**Direction:** Which lines fall between the line holding "Rebuild this chart" and the line holding "import seaborn as sns", inclusive? Retype them exactly, without the pictures, and add nothing else.
■ ■ ■ ■
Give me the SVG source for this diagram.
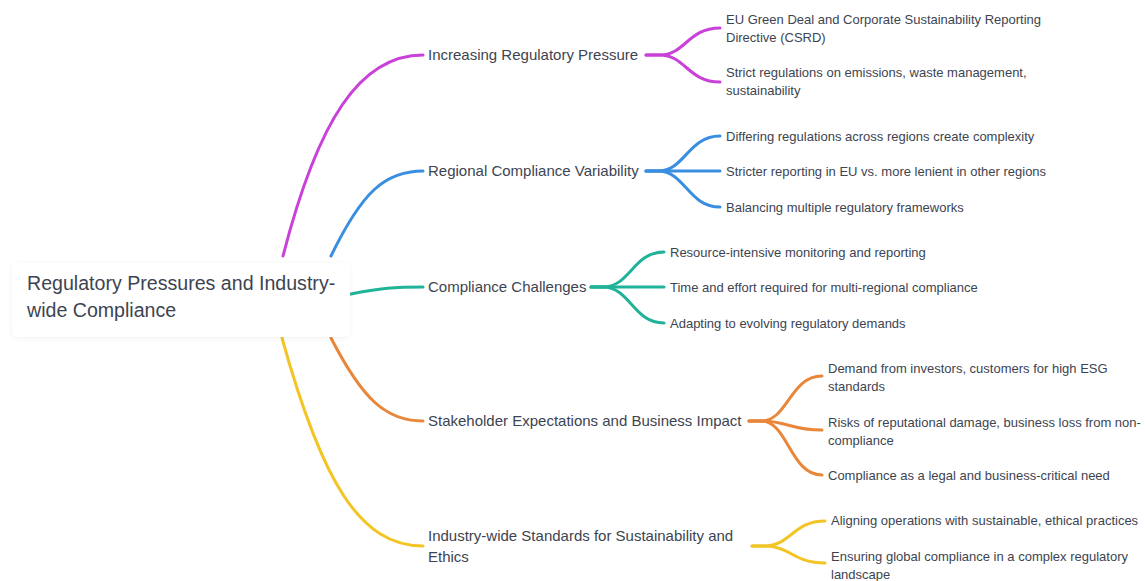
<svg xmlns="http://www.w3.org/2000/svg" width="1145" height="581" viewBox="0 0 1145 581">
<defs>
<style>
.t{font-family:"Liberation Sans",Arial,sans-serif;fill:#3d4451}
.root{font-size:19.6px}
.br{font-size:15px}
.lf{font-size:13px}
.c{fill:none;stroke-width:3;stroke-linecap:round}
.p{stroke:#c941d9}.b{stroke:#3a8ee0}.g{stroke:#20b39a}.o{stroke:#e8863a}.y{stroke:#f2c525}
</style>
<filter id="sh" x="-10%" y="-20%" width="120%" height="140%"><feDropShadow dx="0" dy="1" stdDeviation="2" flood-color="#000" flood-opacity="0.06"/></filter>
</defs>
<rect width="1145" height="581" fill="#ffffff"/>
<g id="connectors">
<path class="c p" d="M283,256 C318,120 360,55 423,55"/>
<path class="c b" d="M331,256 C362,192 385,171 423,171"/>
<path class="c g" d="M351,294 C380,288 395,287 423,287"/>
<path class="c o" d="M331,338 C362,398 385,421 423,421"/>
<path class="c y" d="M282,338 C322,482 360,546 423,546"/>
<path class="c p" d="M646,55 L660,55 C685,55 688,28 720,28"/>
<path class="c p" d="M646,55 L660,55 C685,55 688,82 720,82"/>
<path class="c b" d="M646,171 L658,171 C685,171 688,136 720,136"/>
<path class="c b" d="M646,171 L720,171"/>
<path class="c b" d="M646,171 L658,171 C685,171 688,207 720,207"/>
<path class="c g" d="M591,287 L603,287 C630,287 633,252 664,252"/>
<path class="c g" d="M591,287 L664,287"/>
<path class="c g" d="M591,287 L603,287 C630,287 633,323 664,323"/>
<path class="c o" d="M749,421 L761,421 C788,421 790,376 822,376"/>
<path class="c o" d="M749,421 L761,421 C788,421 790,430 822,430"/>
<path class="c o" d="M749,421 L761,421 C788,421 790,475 822,475"/>
<path class="c y" d="M752,546 L764,546 C791,546 793,521 825,521"/>
<path class="c y" d="M752,546 L764,546 C791,546 793,563 825,563"/>
</g>
<g id="root">
<rect x="12" y="263" width="338" height="74" rx="6" fill="#ffffff" filter="url(#sh)"/>
<text class="t root" x="27" y="290">Regulatory Pressures and Industry-</text>
<text class="t root" x="27" y="317">wide Compliance</text>
</g>
<g id="b1">
<text class="t br" x="428" y="60">Increasing Regulatory Pressure</text>
</g>
<g id="b1l1"><text class="t lf" x="726" y="24">EU Green Deal and Corporate Sustainability Reporting</text><text class="t lf" x="726" y="42">Directive (CSRD)</text></g>
<g id="b1l2"><text class="t lf" x="726" y="77">Strict regulations on emissions, waste management,</text><text class="t lf" x="726" y="95">sustainability</text></g>
<g id="b2">
<text class="t br" x="428" y="176">Regional Compliance Variability</text>
</g>
<g id="b2l1"><text class="t lf" x="726" y="141">Differing regulations across regions create complexity</text></g>
<g id="b2l2"><text class="t lf" x="726" y="176">Stricter reporting in EU vs. more lenient in other regions</text></g>
<g id="b2l3"><text class="t lf" x="726" y="212">Balancing multiple regulatory frameworks</text></g>
<g id="b3">
<text class="t br" x="428" y="292">Compliance Challenges</text>
</g>
<g id="b3l1"><text class="t lf" x="670" y="257">Resource-intensive monitoring and reporting</text></g>
<g id="b3l2"><text class="t lf" x="670" y="292">Time and effort required for multi-regional compliance</text></g>
<g id="b3l3"><text class="t lf" x="670" y="328">Adapting to evolving regulatory demands</text></g>
<g id="b4">
<text class="t br" x="428" y="426">Stakeholder Expectations and Business Impact</text>
</g>
<g id="b4l1"><text class="t lf" x="828" y="373">Demand from investors, customers for high ESG</text><text class="t lf" x="828" y="391">standards</text></g>
<g id="b4l2"><text class="t lf" x="828" y="427">Risks of reputational damage, business loss from non-</text><text class="t lf" x="828" y="445">compliance</text></g>
<g id="b4l3"><text class="t lf" x="828" y="480">Compliance as a legal and business-critical need</text></g>
<g id="b5">
<text class="t br" x="428" y="541">Industry-wide Standards for Sustainability and</text>
<text class="t br" x="428" y="562">Ethics</text>
</g>
<g id="b5l1"><text class="t lf" x="831" y="525">Aligning operations with sustainable, ethical practices</text></g>
<g id="b5l2"><text class="t lf" x="831" y="561">Ensuring global compliance in a complex regulatory</text><text class="t lf" x="831" y="579">landscape</text></g>
</svg>
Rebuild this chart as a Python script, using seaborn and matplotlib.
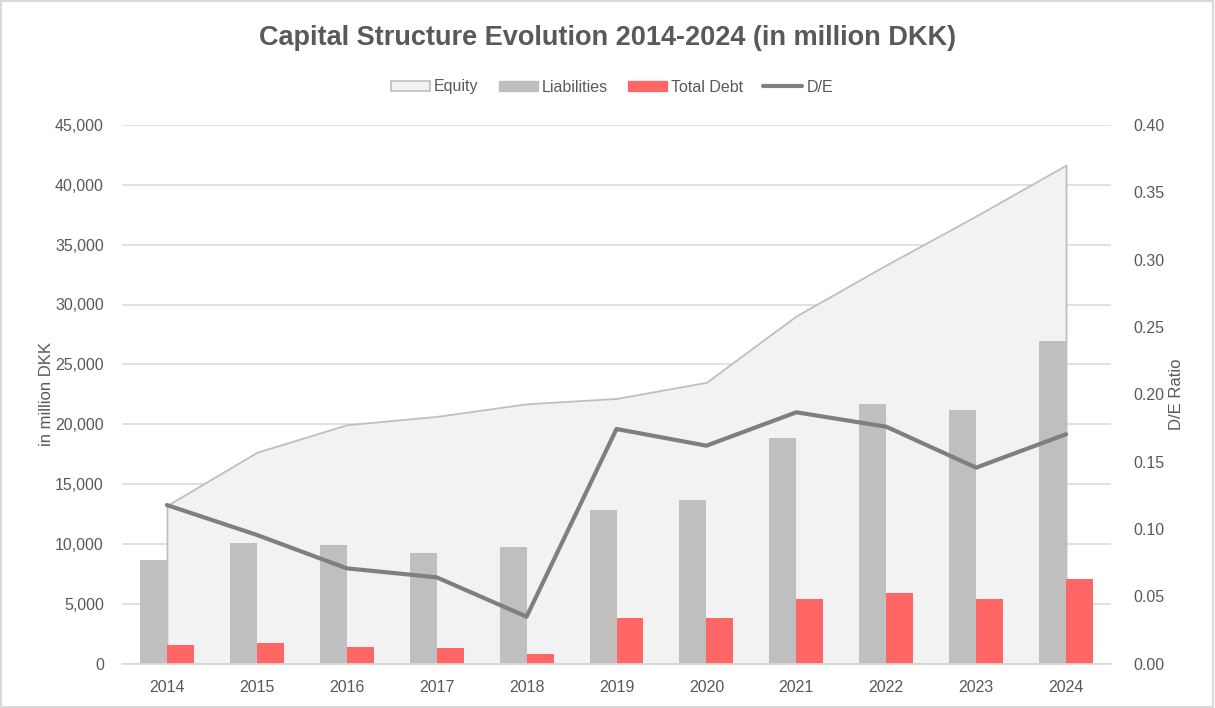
import numpy as np
import pandas as pd
import matplotlib
matplotlib.use("Agg")
import matplotlib.pyplot as plt
from matplotlib.patches import Patch, Rectangle
from matplotlib.lines import Line2D
from matplotlib.ticker import FuncFormatter, MultipleLocator, FixedLocator
import seaborn as sns

# ---- data (million DKK) ----
years = ["2014", "2015", "2016", "2017", "2018", "2019", "2020", "2021", "2022", "2023", "2024"]
equity = [13200, 17650, 19950, 20650, 21700, 22150, 23500, 29050, 33300, 37400, 41650]
liabilities = [8650, 10100, 9900, 9200, 9750, 12800, 13700, 18850, 21700, 21200, 26950]
total_debt = [1540, 1680, 1400, 1290, 790, 3820, 3820, 5430, 5850, 5430, 7020]
de_ratio = [0.1177, 0.0955, 0.0707, 0.0640, 0.0348, 0.1742, 0.1618, 0.1866, 0.1759, 0.1455, 0.1703]

series_names = ["Liabilities", "Total Debt"]
title = "Capital Structure Evolution 2014-2024 (in million DKK)"

C_EQ_FILL = "#F2F2F2"
C_EQ_EDGE = "#BFBFBF"
C_LIAB = "#BFBFBF"
C_DEBT = "#FF6666"
C_DE = "#7F7F7F"
C_GRID = "#D9D9D9"
C_TEXT = "#595959"

sns.set_theme(style="white")
plt.rcParams["font.family"] = ["Liberation Sans", "DejaVu Sans"]

bars = pd.DataFrame({
    "year": years * 2,
    "series": [series_names[0]] * len(years) + [series_names[1]] * len(years),
    "value": liabilities + total_debt,
})

fig = plt.figure(figsize=(12.15, 7.08), dpi=100)
ax = fig.add_axes([122 / 1215, 1 - 663.5 / 708, (1111 - 122) / 1215, (663.5 - 125) / 708])

pos = np.arange(len(years))

# equity as a shaded area behind the bars
ax.fill_between(pos, equity, 0, facecolor=C_EQ_FILL, edgecolor=C_EQ_EDGE,
                linewidth=1.3, zorder=1)

sns.barplot(data=bars, x="year", y="value", hue="series", order=years,
            hue_order=series_names, palette=[C_LIAB, C_DEBT], width=0.6,
            saturation=1, gap=0, legend=False, ax=ax, zorder=2,
            edgecolor="none", linewidth=0)

ax.set_xlim(-0.5, len(years) - 0.5)
ax.set_ylim(0, 45000)
ax.yaxis.set_major_locator(MultipleLocator(5000))
ax.yaxis.set_major_formatter(FuncFormatter(lambda v, p: f"{v:,.0f}"))
ax.yaxis.grid(True, color=C_GRID, linewidth=1.1)
ax.set_axisbelow(True)
ax.set_xlabel("")
ax.set_ylabel("in million DKK", fontsize=12, color=C_TEXT, labelpad=1)

ax.set_xticks(pos)
ax.set_xticklabels(years)
ax.xaxis.set_minor_locator(FixedLocator(np.arange(-0.5, len(years), 1.0)))
ax.tick_params(axis="x", which="major", length=0, pad=12, labelsize=11.5, labelcolor=C_TEXT)
ax.tick_params(axis="x", which="minor", length=5, width=1, color=C_GRID, direction="out")
ax.tick_params(axis="y", length=0, pad=13, labelsize=11.5, labelcolor=C_TEXT)

for s in ["left", "right", "top"]:
    ax.spines[s].set_visible(False)
ax.spines["bottom"].set_color(C_GRID)
ax.spines["bottom"].set_linewidth(1.2)

# D/E ratio on secondary axis
ax2 = ax.twinx()
sns.lineplot(x=pos, y=de_ratio, color=C_DE, linewidth=3, ax=ax2, zorder=5)
ax2.set_ylim(0, 0.40)
ax2.set_xlim(-0.5, len(years) - 0.5)
ax2.yaxis.set_major_locator(MultipleLocator(0.05))
ax2.yaxis.set_major_formatter(FuncFormatter(lambda v, p: f"{v:.2f}"))
ax2.tick_params(axis="y", length=0, pad=16, labelsize=11.5, labelcolor=C_TEXT)
ax2.set_ylabel("D/E Ratio", fontsize=12, color=C_TEXT, labelpad=3)
for s in ax2.spines.values():
    s.set_visible(False)

fig.suptitle(title, x=608 / 1215, y=1 - 38 / 708, va="center", fontsize=19.5,
             fontweight="bold", color=C_TEXT,
             family=["Liberation Sans Narrow", "DejaVu Sans Condensed", "Liberation Sans"])

handles = [
    Patch(facecolor=C_EQ_FILL, edgecolor=C_EQ_EDGE, linewidth=1.2, label="Equity"),
    Patch(facecolor=C_LIAB, edgecolor=C_LIAB, label="Liabilities"),
    Patch(facecolor=C_DEBT, edgecolor=C_DEBT, label="Total Debt"),
    Line2D([], [], color=C_DE, linewidth=3, label="D/E"),
]
leg = fig.legend(handles=handles, loc="center", bbox_to_anchor=(612 / 1215, 1 - 87 / 708),
                 ncol=4, frameon=False, fontsize=11.5, handlelength=2.45,
                 handleheight=0.6, handletextpad=0.25, columnspacing=1.25)
for t in leg.get_texts():
    t.set_color(C_TEXT)

# chart border
fig.patches.append(Rectangle((0.001, 0.001), 0.997, 0.997, transform=fig.transFigure,
                             fill=False, edgecolor=C_GRID, linewidth=1.5))

fig.savefig("out.png", dpi=100)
■ ■ ■ ■
**Final result:**
Rebuild this chart as a Python script, using seaborn and matplotlib.
import numpy as np
import pandas as pd
import matplotlib
matplotlib.use("Agg")
import matplotlib.pyplot as plt
from matplotlib.patches import Patch, Rectangle
from matplotlib.lines import Line2D
from matplotlib.ticker import FuncFormatter, MultipleLocator, FixedLocator
import seaborn as sns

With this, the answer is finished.